Un'eventuale presenza militare israeliana in un futuro stato palestinese sarebbe giustificata dal bisogno di garantire la smilitarizzazione della zona e di impedire il ricrearsi di nuove, pericolose, basi terroristiche. Tale presenza sarebbe limitata a un'area specifica, avrebbe uno scopo ben definito e una volta raggiunta la pace potrebbe essere smantellata. Così è stato nel caso di basi americane e sovietiche in diversi punti del mondo. Ma la presenza di civili implica significati diversi. In primo luogo non è giustificata dal bisogno di mantenere la sicurezza. In secondo luogo non previene gli atti di terrorismo, anzi, li incoraggia, rendendo necessario l'intervento di truppe militari a protezione dei coloni e creando così forti disagi alla popolazione locale. In terzo luogo, quando dei civili si stabiliscono in un luogo, non intendono abbandonarlo nel caso dovesse arrivare la pace. Il messaggio alla controparte quindi è che anche qualora si dovesse arrivare a un accordo il prezzo, in termini di territorio, è già stato pagato.
La costruzione di insediamenti, osteggiata da tutto il mondo (compresi gli stati amici di Israele) ha minato il principio alla base della risoluzione 242 dell'Onu - territori in cambio di pace - riconosciuto e accettato da tutta la sinistra israeliana. Da un punto di vista etico è quindi imperativo ora evacuare alcuni insediamenti senza esigere alcuna contropartita dai palestinesi. Nel momento in cui il ritiro verrà completato e un nuovo confine stabilito (per quanto non definitivo e concordato come vogliono i palestinesi), Israele riacquisterà il diritto morale di difendersi contro possibili aggressioni e atti di terrorismo.

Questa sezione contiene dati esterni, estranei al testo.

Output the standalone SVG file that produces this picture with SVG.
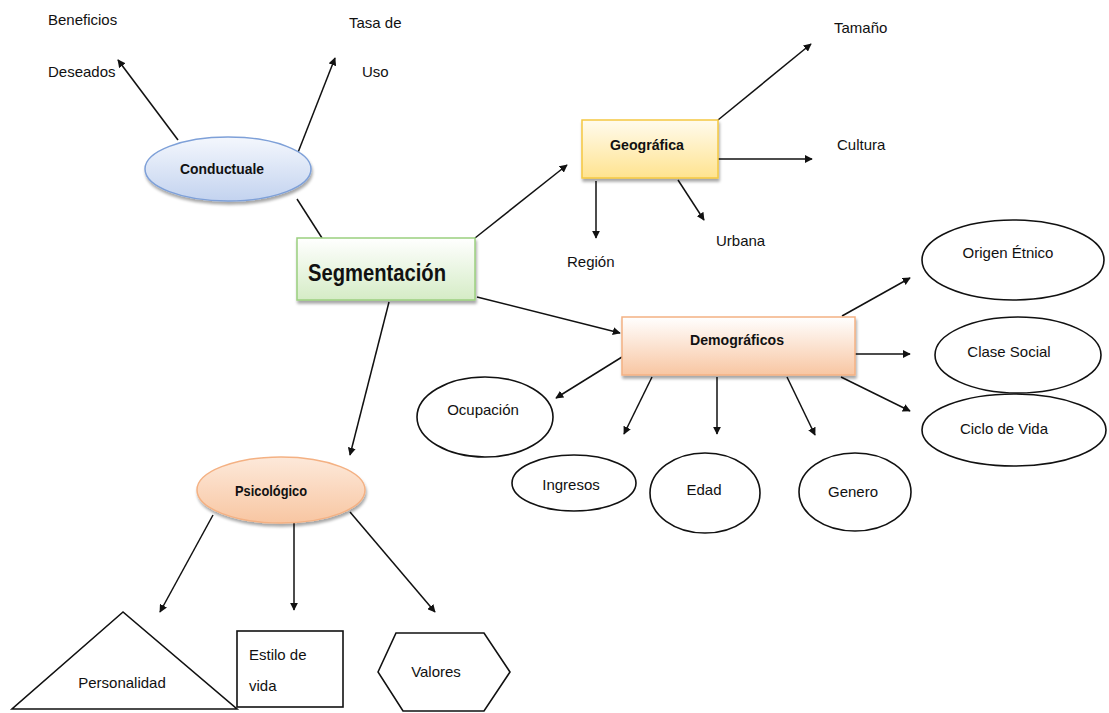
<svg xmlns="http://www.w3.org/2000/svg" width="1109" height="713" viewBox="0 0 1109 713">
  <defs>
    <style>
      text { font-family: "Liberation Sans", Arial, sans-serif; fill: #111; }
      .lbl { font-size: 15px; }
      .hd { font-size: 15px; font-weight: bold; }
      .edge { stroke: #111; stroke-width: 1.5; fill: none; }
      .arr { marker-end: url(#ah); }
      .plain { fill: #fff; stroke: #111; stroke-width: 1.6; }
    </style>
    <marker id="ah" viewBox="0 0 10 10" refX="9" refY="5" markerWidth="8" markerHeight="8" orient="auto" markerUnits="userSpaceOnUse">
      <path d="M0,0 L10,5 L0,10 z" fill="#111"/>
    </marker>
    <linearGradient id="gBlue" x1="0" y1="0" x2="0" y2="1">
      <stop offset="0" stop-color="#f4f7fd"/>
      <stop offset="1" stop-color="#c3d3ef"/>
    </linearGradient>
    <linearGradient id="gGreen" x1="0" y1="0" x2="0" y2="1">
      <stop offset="0" stop-color="#ffffff"/>
      <stop offset="1" stop-color="#d5ecc6"/>
    </linearGradient>
    <linearGradient id="gYellow" x1="0" y1="0" x2="0" y2="1">
      <stop offset="0" stop-color="#fffbee"/>
      <stop offset="1" stop-color="#ffe38f"/>
    </linearGradient>
    <linearGradient id="gOrange" x1="0" y1="0" x2="0" y2="1">
      <stop offset="0" stop-color="#ffffff"/>
      <stop offset="1" stop-color="#f8c6a2"/>
    </linearGradient>
    <linearGradient id="gPeach" x1="0" y1="0" x2="0" y2="1">
      <stop offset="0" stop-color="#fde9da"/>
      <stop offset="1" stop-color="#f8c6a2"/>
    </linearGradient>
    <filter id="sh" x="-10%" y="-10%" width="130%" height="140%">
      <feGaussianBlur in="SourceAlpha" stdDeviation="1.5"/>
      <feOffset dx="1" dy="3" result="o"/>
      <feComponentTransfer><feFuncA type="linear" slope="0.35"/></feComponentTransfer>
      <feMerge><feMergeNode/><feMergeNode in="SourceGraphic"/></feMerge>
    </filter>
  </defs>

  <rect width="1109" height="713" fill="#fff"/>

  <!-- connectors -->
  <g id="connectors">
    <line class="edge arr" x1="178" y1="140" x2="118" y2="60"/>
    <line class="edge arr" x1="297" y1="155" x2="335" y2="58"/>
    <line class="edge" x1="322" y1="238" x2="297" y2="199"/>
    <line class="edge arr" x1="475" y1="238" x2="567" y2="165"/>
    <line class="edge arr" x1="477" y1="297" x2="620" y2="333"/>
    <line class="edge arr" x1="389" y1="302" x2="350" y2="455"/>
    <line class="edge arr" x1="718" y1="120" x2="811" y2="44"/>
    <line class="edge arr" x1="718" y1="159" x2="812" y2="159"/>
    <line class="edge arr" x1="596" y1="181" x2="596" y2="238"/>
    <line class="edge arr" x1="678" y1="180" x2="704" y2="220"/>
    <line class="edge arr" x1="842" y1="316" x2="910" y2="278"/>
    <line class="edge arr" x1="855" y1="354" x2="910" y2="354"/>
    <line class="edge arr" x1="841" y1="377" x2="910" y2="411"/>
    <line class="edge arr" x1="622" y1="357" x2="556" y2="398"/>
    <line class="edge arr" x1="652" y1="377" x2="624" y2="434"/>
    <line class="edge arr" x1="717" y1="377" x2="717" y2="434"/>
    <line class="edge arr" x1="787" y1="377" x2="815" y2="435"/>
    <line class="edge arr" x1="213" y1="515" x2="160" y2="612"/>
    <line class="edge arr" x1="294" y1="512" x2="294" y2="610"/>
    <line class="edge arr" x1="350" y1="512" x2="435" y2="612"/>
  </g>

  <!-- free labels -->
  <g id="conductual-labels">
    <text class="lbl" x="48" y="25">Beneficios</text>
    <text class="lbl" x="48" y="77">Deseados</text>
    <text class="lbl" x="349" y="28">Tasa de</text>
    <text class="lbl" x="362" y="77">Uso</text>
  </g>
  <g id="geo-labels">
    <text class="lbl" x="834" y="33">Tamaño</text>
    <text class="lbl" x="837" y="150">Cultura</text>
    <text class="lbl" x="567" y="267">Región</text>
    <text class="lbl" x="716" y="246">Urbana</text>
  </g>

  <!-- main nodes -->
  <g id="conductuale">
    <ellipse cx="228" cy="169" rx="83" ry="32" fill="url(#gBlue)" stroke="#7ea0d8" stroke-width="1.5" filter="url(#sh)"/>
    <text class="hd" x="222" y="174" text-anchor="middle" textLength="84" lengthAdjust="spacingAndGlyphs">Conductuale</text>
  </g>
  <g id="segmentacion">
    <rect x="297" y="238" width="178" height="62" fill="url(#gGreen)" stroke="#9bcf7f" stroke-width="1.5" filter="url(#sh)"/>
    <text x="377" y="281" text-anchor="middle" textLength="138" lengthAdjust="spacingAndGlyphs" style="font-size:23px;font-weight:bold">Segmentación</text>
  </g>
  <g id="geografica">
    <rect x="582" y="120" width="136" height="58" fill="url(#gYellow)" stroke="#f5c842" stroke-width="1.5" filter="url(#sh)"/>
    <text class="hd" x="647" y="150" text-anchor="middle" textLength="74" lengthAdjust="spacingAndGlyphs">Geográfica</text>
  </g>
  <g id="demograficos">
    <rect x="622" y="317" width="233" height="58" fill="url(#gOrange)" stroke="#f4b183" stroke-width="1.5" filter="url(#sh)"/>
    <text class="hd" x="737" y="345" text-anchor="middle" textLength="94" lengthAdjust="spacingAndGlyphs">Demográficos</text>
  </g>
  <g id="psicologico">
    <ellipse cx="281" cy="490" rx="84" ry="33" fill="url(#gPeach)" stroke="#f4b183" stroke-width="1.5" filter="url(#sh)"/>
    <text class="hd" x="271" y="496" text-anchor="middle" textLength="72" lengthAdjust="spacingAndGlyphs">Psicológico</text>
  </g>

  <!-- demographic variables -->
  <g id="ocupacion">
    <ellipse class="plain" cx="485" cy="417" rx="68" ry="40"/>
    <text class="lbl" x="483" y="415" text-anchor="middle">Ocupación</text>
  </g>
  <g id="ingresos">
    <ellipse class="plain" cx="574" cy="483" rx="62" ry="28"/>
    <text class="lbl" x="571" y="490" text-anchor="middle">Ingresos</text>
  </g>
  <g id="edad">
    <ellipse class="plain" cx="705" cy="493" rx="55" ry="40"/>
    <text class="lbl" x="704" y="495" text-anchor="middle">Edad</text>
  </g>
  <g id="genero">
    <ellipse class="plain" cx="855" cy="492" rx="56" ry="39"/>
    <text class="lbl" x="853" y="497" text-anchor="middle">Genero</text>
  </g>
  <g id="origen-etnico">
    <ellipse class="plain" cx="1013" cy="260" rx="91" ry="40"/>
    <text class="lbl" x="1008" y="258" text-anchor="middle">Origen Étnico</text>
  </g>
  <g id="clase-social">
    <ellipse class="plain" cx="1018" cy="355" rx="83" ry="38"/>
    <text class="lbl" x="1009" y="357" text-anchor="middle">Clase Social</text>
  </g>
  <g id="ciclo-de-vida">
    <ellipse class="plain" cx="1014" cy="430" rx="92" ry="36"/>
    <text class="lbl" x="1004" y="434" text-anchor="middle">Ciclo de Vida</text>
  </g>

  <!-- psychographic variables -->
  <g id="personalidad">
    <polygon class="plain" points="123,612 12,709 237,709"/>
    <text class="lbl" x="122" y="688" text-anchor="middle">Personalidad</text>
  </g>
  <g id="estilo-de-vida">
    <rect class="plain" x="237" y="631" width="106" height="76"/>
    <text class="lbl" x="249" y="660">Estilo de</text>
    <text class="lbl" x="249" y="691">vida</text>
  </g>
  <g id="valores">
    <polygon class="plain" points="378,672 396,633 484,633 510,672 484,711 403,711"/>
    <text class="lbl" x="436" y="677" text-anchor="middle">Valores</text>
  </g>
</svg>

Chi dunque si lamenta che nella situazione attuale eventuali concessioni unilaterali rappresenterebbero un «premio al terrorismo» (soprattutto fra i sostenitori della destra ma anche fra quelli della sinistra), deve rendersi conto che sono stati gli insediamenti, e non l'occupazione militare, a macchiare moralmente Israele. E anche i palestinesi che non sono disposti a concludere un accordo di pace fintanto che non verrà riconosciuto il loro diritto al ritorno dei profughi o altre rivendicazioni, devono rendersi conto che lo smantellamento degli insediamenti a Gaza e il ritiro dell'esercito cambierà lo stato delle cose. Se vorranno continuare a combattere devono aspettarsi reazioni più dure e intransigenti dagli israeliani e quindi farebbero bene a considerare con accortezza i loro passi. A giudicare dalle prime reazioni, piuttosto incoraggianti, sembra che anche i palestinesi più estremisti capiscano che un nuovo equilibrio sta per essere stabilito e ho quindi l'impressione che dopo un eventuale ritiro potrà tornare a regnare la calma nella regione (come nel caso del Libano) e non vi saranno nuove recrudescenze del terrorismo.